Orlando Rocks

Brightening the city, one stone at a time.

Rafael Rodriguez gripped the small stone bearing an image of a purple butterfly. To him and his family, finding it was like Margie, his wife of 38 years who died in 2013 of cancer, was with them again.

His daughter Marleen Fontanez said her brother-in-law found the stone while they were out for Rodriguez’s birthday. Margie had always loved butterflies, and it was she who had discovered that Fontanez’s daughter Vanessa’s name means butterfly. Now the family sees butterflies everywhere they go.

“It touched him. It made his day. It made all of our day. We took it to my mom’s grave and it’s there in front of her gravestone,” Fontanez says. “I just think it’s so wonderful that people take the time to do this.”

People all over the world are decorating rocks with paint, glitter and markers, hiding them in their neighborhoods or while traveling and then posting about it on designated Facebook pages, often providing clues for other members to find them. The trend has been around for more than a year but administrators for local rock groups say it’s recently picked up great momentum with some adding upward of 20 members daily.
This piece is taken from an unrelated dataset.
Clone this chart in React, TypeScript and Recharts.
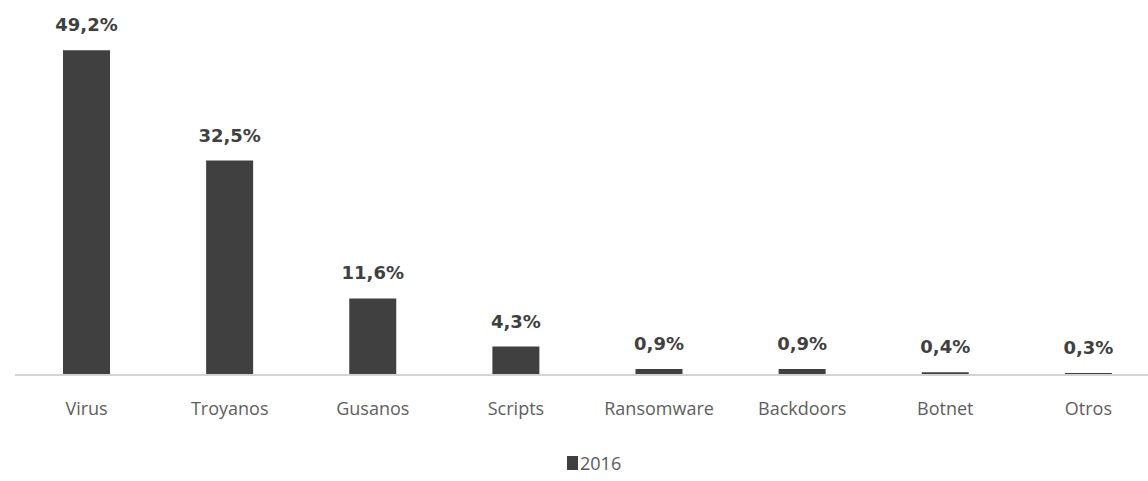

Some rocks bear inspirational messages, such as one with “Stay Sharp” penned next to a drawing of a pencil, which was hidden just before school started in east Orlando. Some are meant to be humorous, such as a light blue rock featuring a toilet paper roll and a word bubble reading “Over, not under…Lol.” Some are meant to be informative, such as one with a picture of an alligator that says, “Don’t feed the gators.”

Kristina Tollefson, Orlando Rocks page administrator, says someone once posted in the group of over 1,500 members that they found a rock simply painted green and since green is their favorite color, that rock is their favorite one.
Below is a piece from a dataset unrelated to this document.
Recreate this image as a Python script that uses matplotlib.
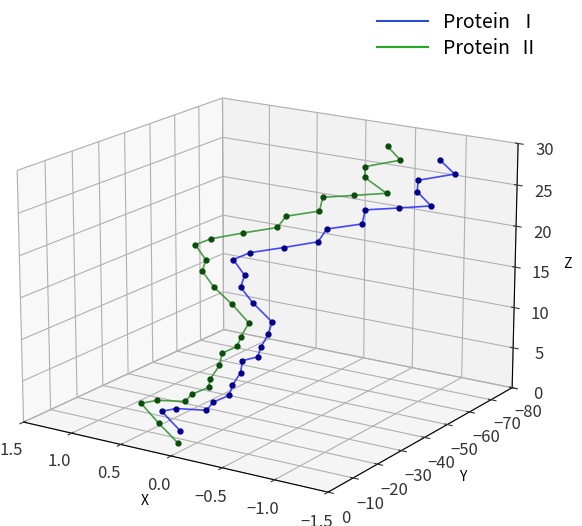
import numpy as np
import matplotlib
matplotlib.use("Agg")
import matplotlib.pyplot as plt
from matplotlib.lines import Line2D

plt.rcParams['font.family'] = ['Noto Sans CJK SC', 'DejaVu Sans']
plt.rcParams['axes.unicode_minus'] = True

# backbone coordinates (bottom -> top)
p1_x = [0.17, 0.45, 0.27, -0.08, -0.13, -0.26, -0.26, -0.26, -0.22, -0.39,
        -0.39, -0.38, -0.35, -0.05, 0.14, 0.17, 0.37, 0.23, -0.06, -0.34,
        -0.33, -0.63, -0.56, -0.90, -1.22, -1.03, -0.99, -1.28, -1.08]
p1_y = [-10.0, -13.7, -12.5, -10.6, -11.2, -12.4, -13.6, -16.8, -19.2, -18.3,
        -19.7, -23.0, -25.7, -30.1, -33.0, -35.8, -39.3, -40.4, -42.5, -44.9,
        -49.0, -51.0, -55.4, -54.9, -54.2, -56.8, -59.0, -61.7, -64.3]
p1_z = [1, 2, 3, 4, 5, 6, 7, 8, 9, 10, 11, 12, 13, 14, 15, 16, 17, 18, 19, 20,
        21, 22, 23, 24, 25, 26, 27, 28, 29]

p2_x = [0.13, 0.42, 0.71, 0.52, 0.19, 0.13, -0.01, -0.02, -0.01, 0.03,
        -0.10, -0.11, -0.08, 0.19, 0.46, 0.67, 0.70, 0.89, 0.74, 0.47,
        0.18, 0.17, -0.12, -0.05, -0.38, -0.71, -0.43, -0.39, -0.67, -0.48]
p2_y = [-7.6, -11.4, -15.6, -14.7, -12.9, -13.1, -14.2, -14.5, -18.5, -21.1,
        -21.9, -23.0, -27.4, -31.6, -35.0, -38.6, -41.2, -44.4, -45.0, -47.3,
        -49.7, -52.9, -54.8, -59.2, -58.5, -57.9, -60.8, -62.7, -65.6, -68.4]
p2_z = [0, 1, 2, 3, 4, 5, 6, 7, 8, 9, 10, 11, 12, 13, 14, 15, 16, 17, 18, 19,
        20, 21, 22, 23, 24, 25, 26, 27, 28, 29]

fig = plt.figure(figsize=(5.82, 5.26), dpi=100)
ax = fig.add_axes([-0.081, -0.086, 1.07, 1.07], projection='3d')
ax.set_box_aspect((4, 4, 2.9), zoom=0.98)

ax.plot(p1_x, p1_y, p1_z, color='#1a1aff', lw=1.2, alpha=0.8)
ax.plot(p1_x, p1_y, p1_z, ls='none', marker='o', ms=3.5, color='#00008b')
ax.plot(p2_x, p2_y, p2_z, color='#1f8a1f', lw=1.2, alpha=0.8)
ax.plot(p2_x, p2_y, p2_z, ls='none', marker='o', ms=3.5, color='#0b4d0b')

ax.set_xlim(-1.5, 1.5)
ax.set_ylim(-80, 0)
ax.set_zlim(0, 30)
ax.set_xticks([-1.5, -1.0, -0.5, 0.0, 0.5, 1.0, 1.5])
ax.set_yticks([-80, -70, -60, -50, -40, -30, -20, -10, 0])
ax.set_zticks([0, 5, 10, 15, 20, 25, 30])
ax.set_xlabel('X', labelpad=5)
ax.set_ylabel('Y', labelpad=5)
ax.set_zlabel('Z', labelpad=2)
ax.tick_params(labelsize=12, colors='#333333')
ax.tick_params(axis='x', pad=4)
ax.view_init(elev=17, azim=123)

handles = [Line2D([], [], color='#2a4bd7', lw=1.5),
           Line2D([], [], color='#22aa22', lw=1.5)]
fig.legend(handles, ['Protein  Ⅰ', 'Protein  Ⅱ'], loc='upper right',
           bbox_to_anchor=(0.955, 1.01), frameon=False, fontsize=14,
           handlelength=2.6, labelspacing=0.25)

fig.savefig('out.png', dpi=100)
“It’s not about being a great artist; it’s about creating something that will brighten someone’s day. And you never know what that might be,” she says.

It was a rock donning the Captain America shield that hooked Mandy Courtley of Altamonte Springs on rocking. A woman in her downtown Orlando office brought it to her after finding it in a parking garage.

“It really made my day. Everyone here knows I’m a huge fan,” she says. That could be because of the Captain America earrings she often wears to work. “He seems the most pure out of all the super heroes. I like everything he stands for.”

Now Courtley is a member of the Altamonte Rocks!! page, which has 550 members, and the SeaWorld Rocks page, which has more than 1,100 members. She and her two daughters paint and hide them together now.

“It gives you something you can do with your kids that’s on your level. We do it together, we hide it together, we get excited about it together,” Courtley says, adding that rocking would be a very Captain America thing to do.

Carrie Jackson sought an eye-level hiding spot for a small, brightly painted rock at her son’s neurologist’s office in Lake Buena Vista. She imagined a child in need of a pick-me-up finding it.

“These kids have problems just like our son. Why not make them smile?” says the mother of two, whose son was born with cleft lip and palate and suffered developmental delays.

Alicia Carnes says rocking is a great way to connect people. She says one woman posted a photo of a rock she painted for her daughter with terminal cancer and the people in the group rallied around her, sending encouraging messages and offering prayers for her family.

“I’ve met a lot of people in the community that I never would have otherwise,” she says. Some groups have rock painting parties, such as Sanford Rocks, which boasts more nearly 600 members.

The trend, which is meant to inspire random kindness, surfaced shortly after the shooting at Pulse nightclub that killed 49 people in June 2016. Now, kindness rocks cover the memorial outside of Pulse. Orlando City Commissioner Patty Sheehan says this is a great way to help the community heal.

Tollefson says rocking is also a productive outlet for her six daughters’ creativity instead of crafts piling up, and she loves having an indoor/outdoor activity she can do with them. Carnes agrees that it’s a good way to get her kids, ages 14, 12 and 11, to get off their computers, communicate with family and get outside.

“Instead of sitting at home on their phones, they’re running around a park again. All I have to do is turn off the Wifi and they come running,” she says.